> _TASK DETAILS_
Pictures stay out of the copy. Please reproduce only the lines between the one holding "Emit a LaTeX" and the one holding "align=center] (cozyazi) at", inclusive.

> _TASK INPUTS_

-.-.-

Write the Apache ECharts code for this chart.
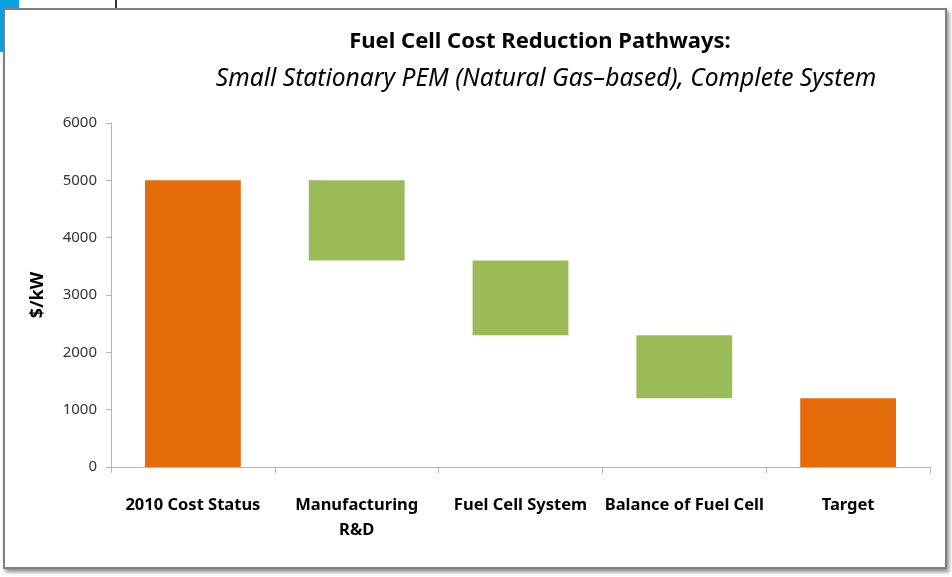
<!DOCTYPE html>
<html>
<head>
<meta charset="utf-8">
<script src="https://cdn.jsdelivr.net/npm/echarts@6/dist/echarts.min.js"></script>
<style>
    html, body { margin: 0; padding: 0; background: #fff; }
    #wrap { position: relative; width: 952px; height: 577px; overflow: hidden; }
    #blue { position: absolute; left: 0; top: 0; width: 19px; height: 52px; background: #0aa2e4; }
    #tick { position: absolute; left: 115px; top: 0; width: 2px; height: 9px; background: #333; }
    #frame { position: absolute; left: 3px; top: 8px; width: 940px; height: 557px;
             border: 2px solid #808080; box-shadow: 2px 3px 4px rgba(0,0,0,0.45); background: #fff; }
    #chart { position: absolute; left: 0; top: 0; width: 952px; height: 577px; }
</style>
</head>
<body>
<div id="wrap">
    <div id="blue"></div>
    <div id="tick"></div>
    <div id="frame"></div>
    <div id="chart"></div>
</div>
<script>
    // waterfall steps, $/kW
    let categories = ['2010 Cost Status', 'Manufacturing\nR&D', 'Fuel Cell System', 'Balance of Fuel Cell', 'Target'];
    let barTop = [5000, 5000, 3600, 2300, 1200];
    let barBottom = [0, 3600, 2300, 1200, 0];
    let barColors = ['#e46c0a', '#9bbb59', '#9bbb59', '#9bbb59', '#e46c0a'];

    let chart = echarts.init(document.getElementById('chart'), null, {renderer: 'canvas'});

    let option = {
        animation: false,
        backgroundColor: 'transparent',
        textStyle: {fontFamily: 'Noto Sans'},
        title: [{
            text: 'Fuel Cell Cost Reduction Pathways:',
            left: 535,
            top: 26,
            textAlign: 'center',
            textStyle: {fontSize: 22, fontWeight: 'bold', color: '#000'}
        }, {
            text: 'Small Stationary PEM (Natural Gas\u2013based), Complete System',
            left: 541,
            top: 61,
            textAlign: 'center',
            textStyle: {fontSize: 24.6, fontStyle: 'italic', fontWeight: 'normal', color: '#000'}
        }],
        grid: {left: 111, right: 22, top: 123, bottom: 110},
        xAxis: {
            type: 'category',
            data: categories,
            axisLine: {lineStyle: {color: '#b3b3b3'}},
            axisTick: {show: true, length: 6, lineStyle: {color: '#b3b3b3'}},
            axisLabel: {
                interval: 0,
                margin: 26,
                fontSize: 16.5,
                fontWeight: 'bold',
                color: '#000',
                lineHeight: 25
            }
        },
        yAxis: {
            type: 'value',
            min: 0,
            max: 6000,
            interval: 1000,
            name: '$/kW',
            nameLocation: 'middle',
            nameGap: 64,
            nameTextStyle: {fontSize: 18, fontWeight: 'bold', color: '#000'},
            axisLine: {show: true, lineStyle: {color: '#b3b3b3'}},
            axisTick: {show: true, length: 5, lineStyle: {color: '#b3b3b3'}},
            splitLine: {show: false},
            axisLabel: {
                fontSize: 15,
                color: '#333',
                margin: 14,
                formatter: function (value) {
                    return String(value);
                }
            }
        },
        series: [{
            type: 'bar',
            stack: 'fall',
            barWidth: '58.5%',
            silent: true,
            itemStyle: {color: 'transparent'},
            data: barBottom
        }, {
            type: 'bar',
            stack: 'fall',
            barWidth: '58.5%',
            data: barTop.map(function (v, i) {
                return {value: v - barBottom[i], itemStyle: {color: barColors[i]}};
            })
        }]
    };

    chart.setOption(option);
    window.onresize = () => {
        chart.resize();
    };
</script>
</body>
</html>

-.-.-

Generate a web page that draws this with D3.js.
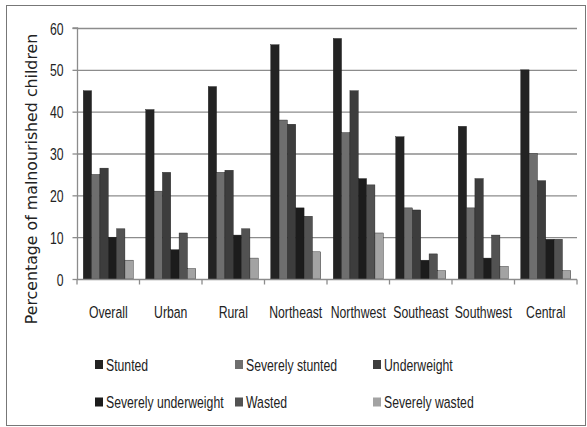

-.-.-

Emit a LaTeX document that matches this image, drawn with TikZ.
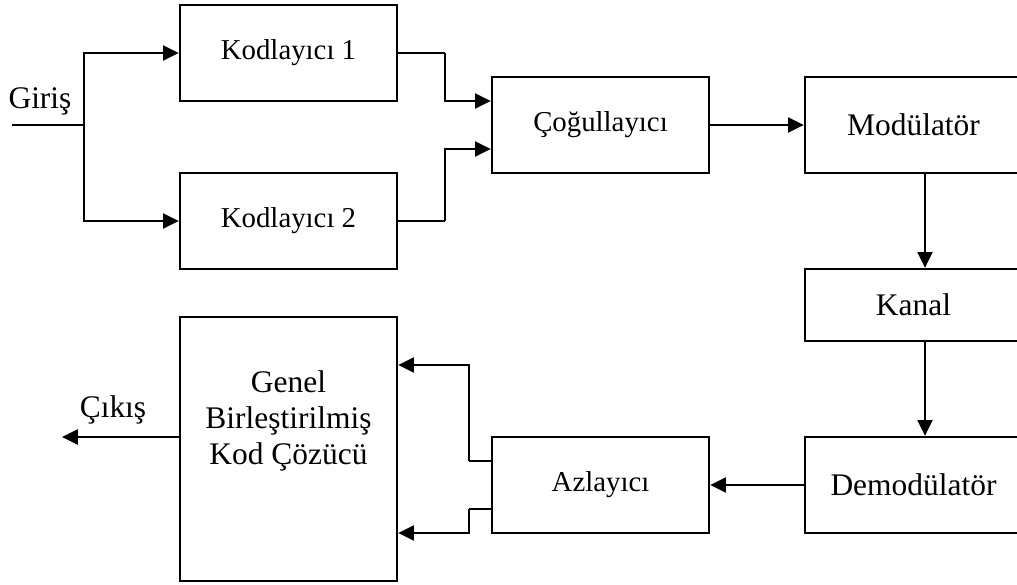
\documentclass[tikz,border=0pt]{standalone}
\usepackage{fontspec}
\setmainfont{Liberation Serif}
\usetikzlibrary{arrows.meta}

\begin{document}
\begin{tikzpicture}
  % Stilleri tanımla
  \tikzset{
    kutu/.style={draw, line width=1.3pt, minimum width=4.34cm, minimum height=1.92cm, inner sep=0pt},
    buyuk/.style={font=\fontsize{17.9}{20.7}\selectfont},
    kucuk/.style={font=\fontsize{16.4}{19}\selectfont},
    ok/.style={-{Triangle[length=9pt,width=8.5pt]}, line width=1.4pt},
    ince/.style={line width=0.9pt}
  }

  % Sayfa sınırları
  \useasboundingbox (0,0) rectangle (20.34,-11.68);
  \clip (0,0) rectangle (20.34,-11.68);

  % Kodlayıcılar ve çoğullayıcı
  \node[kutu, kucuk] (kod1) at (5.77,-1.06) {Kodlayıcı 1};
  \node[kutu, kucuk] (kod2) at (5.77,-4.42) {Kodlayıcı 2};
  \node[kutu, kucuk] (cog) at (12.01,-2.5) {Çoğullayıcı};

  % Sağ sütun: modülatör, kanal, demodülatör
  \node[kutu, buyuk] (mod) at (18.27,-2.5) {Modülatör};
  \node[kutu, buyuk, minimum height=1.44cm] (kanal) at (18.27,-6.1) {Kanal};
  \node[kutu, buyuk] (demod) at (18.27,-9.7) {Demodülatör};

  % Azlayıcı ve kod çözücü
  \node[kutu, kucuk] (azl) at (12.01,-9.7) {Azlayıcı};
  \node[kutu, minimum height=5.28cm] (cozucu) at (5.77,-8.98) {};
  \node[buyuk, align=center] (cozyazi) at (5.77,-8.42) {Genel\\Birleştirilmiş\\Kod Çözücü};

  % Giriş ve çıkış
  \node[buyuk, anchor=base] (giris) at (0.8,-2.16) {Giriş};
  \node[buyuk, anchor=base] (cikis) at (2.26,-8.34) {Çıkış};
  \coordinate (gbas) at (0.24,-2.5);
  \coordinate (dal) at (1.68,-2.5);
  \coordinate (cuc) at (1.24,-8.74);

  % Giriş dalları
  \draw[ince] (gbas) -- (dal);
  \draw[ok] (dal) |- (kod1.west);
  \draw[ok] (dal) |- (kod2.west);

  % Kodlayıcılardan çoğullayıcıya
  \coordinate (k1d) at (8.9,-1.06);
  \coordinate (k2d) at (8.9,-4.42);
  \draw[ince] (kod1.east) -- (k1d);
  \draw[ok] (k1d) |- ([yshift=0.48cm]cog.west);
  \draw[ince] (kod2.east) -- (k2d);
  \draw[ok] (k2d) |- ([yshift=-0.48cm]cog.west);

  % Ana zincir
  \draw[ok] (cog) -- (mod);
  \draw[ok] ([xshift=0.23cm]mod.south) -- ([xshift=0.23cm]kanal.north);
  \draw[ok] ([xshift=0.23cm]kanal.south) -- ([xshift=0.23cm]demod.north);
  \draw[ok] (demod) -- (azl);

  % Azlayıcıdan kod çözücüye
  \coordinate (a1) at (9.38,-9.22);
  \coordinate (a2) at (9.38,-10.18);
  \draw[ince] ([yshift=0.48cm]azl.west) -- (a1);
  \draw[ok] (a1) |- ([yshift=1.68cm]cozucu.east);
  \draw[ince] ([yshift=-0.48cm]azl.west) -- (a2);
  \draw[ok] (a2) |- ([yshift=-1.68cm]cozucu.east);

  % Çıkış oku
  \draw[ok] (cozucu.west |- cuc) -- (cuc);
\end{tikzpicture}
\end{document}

-.-.-

> _EXERCISE ANSWER_
Emit a LaTeX document that matches this image, drawn with TikZ.
\documentclass[tikz,border=0pt]{standalone}
\usepackage{fontspec}
\setmainfont{Liberation Serif}
\usetikzlibrary{arrows.meta}

\begin{document}
\begin{tikzpicture}
  % Stilleri tanımla
  \tikzset{
    kutu/.style={draw, line width=1.3pt, minimum width=4.34cm, minimum height=1.92cm, inner sep=0pt},
    buyuk/.style={font=\fontsize{17.9}{20.7}\selectfont},
    kucuk/.style={font=\fontsize{16.4}{19}\selectfont},
    ok/.style={-{Triangle[length=9pt,width=8.5pt]}, line width=1.4pt},
    ince/.style={line width=0.9pt}
  }

  % Sayfa sınırları
  \useasboundingbox (0,0) rectangle (20.34,-11.68);
  \clip (0,0) rectangle (20.34,-11.68);

  % Kodlayıcılar ve çoğullayıcı
  \node[kutu, kucuk] (kod1) at (5.77,-1.06) {Kodlayıcı 1};
  \node[kutu, kucuk] (kod2) at (5.77,-4.42) {Kodlayıcı 2};
  \node[kutu, kucuk] (cog) at (12.01,-2.5) {Çoğullayıcı};

  % Sağ sütun: modülatör, kanal, demodülatör
  \node[kutu, buyuk] (mod) at (18.27,-2.5) {Modülatör};
  \node[kutu, buyuk, minimum height=1.44cm] (kanal) at (18.27,-6.1) {Kanal};
  \node[kutu, buyuk] (demod) at (18.27,-9.7) {Demodülatör};

  % Azlayıcı ve kod çözücü
  \node[kutu, kucuk] (azl) at (12.01,-9.7) {Azlayıcı};
  \node[kutu, minimum height=5.28cm] (cozucu) at (5.77,-8.98) {};
  \node[buyuk, align=center] (cozyazi) at (5.77,-8.42) {Genel\\Birleştirilmiş\\Kod Çözücü};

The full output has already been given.